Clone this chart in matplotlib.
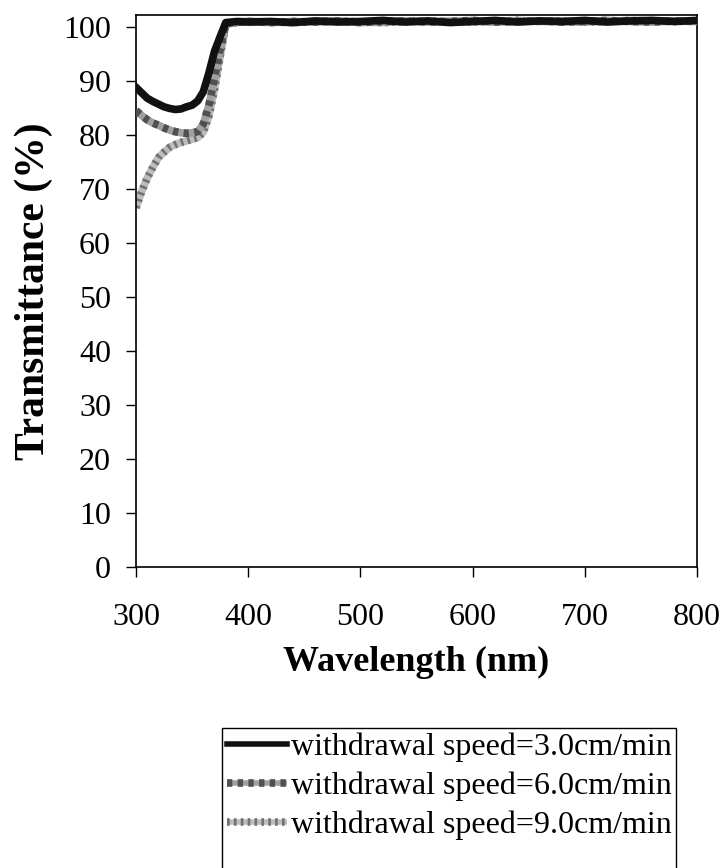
import matplotlib
matplotlib.use('Agg')
import matplotlib.pyplot as plt
from matplotlib.patches import Rectangle

plt.rcParams.update({'font.family': 'Liberation Serif', 'mathtext.fontset': 'stix'})

# wavelength grid (nm) shared by all three samples
wavelength = [300, 305, 310, 315, 320, 325, 330, 335, 340, 345, 350, 355, 360, 365, 370, 375, 380,
              390, 400, 420, 440, 460, 480, 500, 520, 540, 560, 580, 600, 620, 640, 660, 680,
              700, 720, 740, 760, 780, 800]

# transmittance (%) for each withdrawal speed
t_3cm = [88.8, 87.8, 86.8, 86.2, 85.7, 85.2, 84.9, 84.7, 84.8, 85.2, 85.5, 86.3, 88.0, 91.5, 95.5, 98.2, 100.8,
         101.0, 100.9, 101.0, 100.8, 101.1, 100.9, 101.0, 101.2, 100.9, 101.1, 100.8, 101.0, 101.2, 100.9, 101.1, 101.0,
         101.2, 100.9, 101.1, 101.2, 101.0, 101.2]
t_6cm = [84.5, 83.6, 82.8, 82.2, 81.8, 81.3, 80.9, 80.6, 80.4, 80.3, 80.4, 80.6, 82.0, 85.5, 90.5, 95.8, 100.6,
         100.9, 101.0, 100.8, 101.0, 100.9, 101.1, 100.8, 101.0, 101.1, 100.9, 101.0, 101.2, 100.9, 101.0, 101.1, 100.9,
         101.0, 101.2, 101.0, 100.9, 101.1, 101.0]
t_9cm = [66.5, 69.5, 72.0, 74.0, 75.8, 76.8, 77.7, 78.2, 78.6, 78.9, 79.2, 79.5, 80.5, 83.5, 88.5, 94.5, 100.5,
         100.8, 101.0, 100.9, 100.8, 101.0, 101.1, 100.9, 100.8, 101.0, 101.1, 101.0, 100.9, 101.0, 101.2, 101.0, 101.1,
         100.9, 101.0, 101.2, 101.1, 101.0, 101.1]

labels = ['withdrawal speed=3.0cm/min', 'withdrawal speed=6.0cm/min', 'withdrawal speed=9.0cm/min']
xticks = [300, 400, 500, 600, 700, 800]
yticks = list(range(0, 101, 10))

fig = plt.figure(figsize=(7.24, 8.68), dpi=100)
ax = fig.add_axes([136/724, 1-567/868, (697-136)/724, (567-15)/868])

lw = 5.5
# 9.0 cm/min: light grey with a fine dotted overlay
b9, = ax.plot(wavelength, t_9cm, color='#bdbdbd', lw=lw, solid_capstyle='butt', zorder=2)
o9, = ax.plot(wavelength, t_9cm, color='#727272', lw=lw, dashes=(0.35, 0.55), zorder=2.1)
# 6.0 cm/min: mid grey with darker blocks
b6, = ax.plot(wavelength, t_6cm, color='#a0a0a0', lw=lw, solid_capstyle='butt', zorder=3)
o6, = ax.plot(wavelength, t_6cm, color='#505050', lw=lw, dashes=(0.7, 0.7), zorder=3.1)
# 3.0 cm/min: solid black
l3, = ax.plot(wavelength, t_3cm, color='#111111', lw=lw, zorder=4)

ax.set_xlim(300, 800)
ax.set_ylim(0, 102.2)
ax.set_xticks(xticks)
ax.set_yticks(yticks)
ax.tick_params(axis='both', direction='out', length=7, width=1, labelsize=23)
ax.tick_params(axis='x', pad=19, top=False)
ax.tick_params(axis='y', pad=11, right=False)
for s in ax.spines.values():
    s.set_linewidth(1.2)

ax.set_xlabel('Wavelength (nm)', fontsize=26, fontweight='bold', labelpad=10)
ax.set_ylabel('Transmittance (%)', fontsize=30, fontweight='bold', labelpad=7)

leg = fig.legend([l3, (b6, o6), (b9, o9)], labels,
                 loc='upper left', bbox_to_anchor=(222/724, 1-728/868),
                 fontsize=23, frameon=False,
                 handlelength=1.9, handletextpad=0.1, borderpad=0.15, borderaxespad=0,
                 labelspacing=0.3)
for h in leg.legend_handles:
    h.set_linewidth(4)

# legend frame runs off the bottom edge of the page
fig.canvas.draw()
bb = leg.get_window_extent().transformed(fig.transFigure.inverted())
fig.add_artist(Rectangle((bb.x0, -0.02), bb.width, bb.y1 + 0.02, transform=fig.transFigure,
                         fill=False, edgecolor='black', lw=1.0))

fig.savefig('out.png', dpi=100)
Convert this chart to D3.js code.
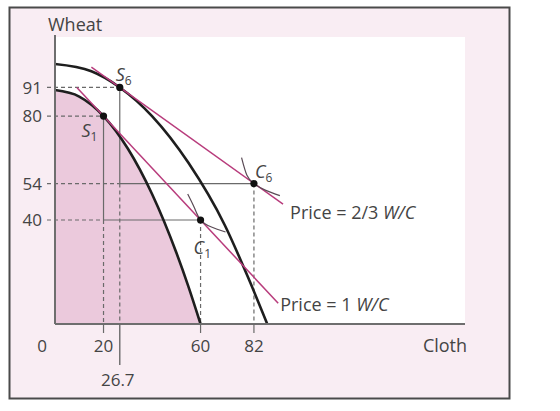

» Exercise task
Reproduce the material word for word, minus the images.

» Response
Clone this chart in matplotlib.
import matplotlib
matplotlib.use('Agg')
import matplotlib.pyplot as plt
from matplotlib.patches import Rectangle

plt.rcParams.update({'font.family': 'Liberation Serif', 'mathtext.fontset': 'stix'})

# wavelength grid (nm) shared by all three samples
wavelength = [300, 305, 310, 315, 320, 325, 330, 335, 340, 345, 350, 355, 360, 365, 370, 375, 380,
              390, 400, 420, 440, 460, 480, 500, 520, 540, 560, 580, 600, 620, 640, 660, 680,
              700, 720, 740, 760, 780, 800]

# transmittance (%) for each withdrawal speed
t_3cm = [88.8, 87.8, 86.8, 86.2, 85.7, 85.2, 84.9, 84.7, 84.8, 85.2, 85.5, 86.3, 88.0, 91.5, 95.5, 98.2, 100.8,
         101.0, 100.9, 101.0, 100.8, 101.1, 100.9, 101.0, 101.2, 100.9, 101.1, 100.8, 101.0, 101.2, 100.9, 101.1, 101.0,
         101.2, 100.9, 101.1, 101.2, 101.0, 101.2]
t_6cm = [84.5, 83.6, 82.8, 82.2, 81.8, 81.3, 80.9, 80.6, 80.4, 80.3, 80.4, 80.6, 82.0, 85.5, 90.5, 95.8, 100.6,
         100.9, 101.0, 100.8, 101.0, 100.9, 101.1, 100.8, 101.0, 101.1, 100.9, 101.0, 101.2, 100.9, 101.0, 101.1, 100.9,
         101.0, 101.2, 101.0, 100.9, 101.1, 101.0]
t_9cm = [66.5, 69.5, 72.0, 74.0, 75.8, 76.8, 77.7, 78.2, 78.6, 78.9, 79.2, 79.5, 80.5, 83.5, 88.5, 94.5, 100.5,
         100.8, 101.0, 100.9, 100.8, 101.0, 101.1, 100.9, 100.8, 101.0, 101.1, 101.0, 100.9, 101.0, 101.2, 101.0, 101.1,
         100.9, 101.0, 101.2, 101.1, 101.0, 101.1]

labels = ['withdrawal speed=3.0cm/min', 'withdrawal speed=6.0cm/min', 'withdrawal speed=9.0cm/min']
xticks = [300, 400, 500, 600, 700, 800]
yticks = list(range(0, 101, 10))

fig = plt.figure(figsize=(7.24, 8.68), dpi=100)
ax = fig.add_axes([136/724, 1-567/868, (697-136)/724, (567-15)/868])

lw = 5.5
# 9.0 cm/min: light grey with a fine dotted overlay
b9, = ax.plot(wavelength, t_9cm, color='#bdbdbd', lw=lw, solid_capstyle='butt', zorder=2)
o9, = ax.plot(wavelength, t_9cm, color='#727272', lw=lw, dashes=(0.35, 0.55), zorder=2.1)
# 6.0 cm/min: mid grey with darker blocks
b6, = ax.plot(wavelength, t_6cm, color='#a0a0a0', lw=lw, solid_capstyle='butt', zorder=3)
o6, = ax.plot(wavelength, t_6cm, color='#505050', lw=lw, dashes=(0.7, 0.7), zorder=3.1)
# 3.0 cm/min: solid black
l3, = ax.plot(wavelength, t_3cm, color='#111111', lw=lw, zorder=4)

ax.set_xlim(300, 800)
ax.set_ylim(0, 102.2)
ax.set_xticks(xticks)
ax.set_yticks(yticks)
ax.tick_params(axis='both', direction='out', length=7, width=1, labelsize=23)
ax.tick_params(axis='x', pad=19, top=False)
ax.tick_params(axis='y', pad=11, right=False)
for s in ax.spines.values():
    s.set_linewidth(1.2)

ax.set_xlabel('Wavelength (nm)', fontsize=26, fontweight='bold', labelpad=10)
ax.set_ylabel('Transmittance (%)', fontsize=30, fontweight='bold', labelpad=7)

leg = fig.legend([l3, (b6, o6), (b9, o9)], labels,
                 loc='upper left', bbox_to_anchor=(222/724, 1-728/868),
                 fontsize=23, frameon=False,
                 handlelength=1.9, handletextpad=0.1, borderpad=0.15, borderaxespad=0,
                 labelspacing=0.3)
for h in leg.legend_handles:
    h.set_linewidth(4)

# legend frame runs off the bottom edge of the page
fig.canvas.draw()
bb = leg.get_window_extent().transformed(fig.transFigure.inverted())
fig.add_artist(Rectangle((bb.x0, -0.02), bb.width, bb.y1 + 0.02, transform=fig.transFigure,
                         fill=False, edgecolor='black', lw=1.0))

fig.savefig('out.png', dpi=100)
Convert this chart to D3.js code.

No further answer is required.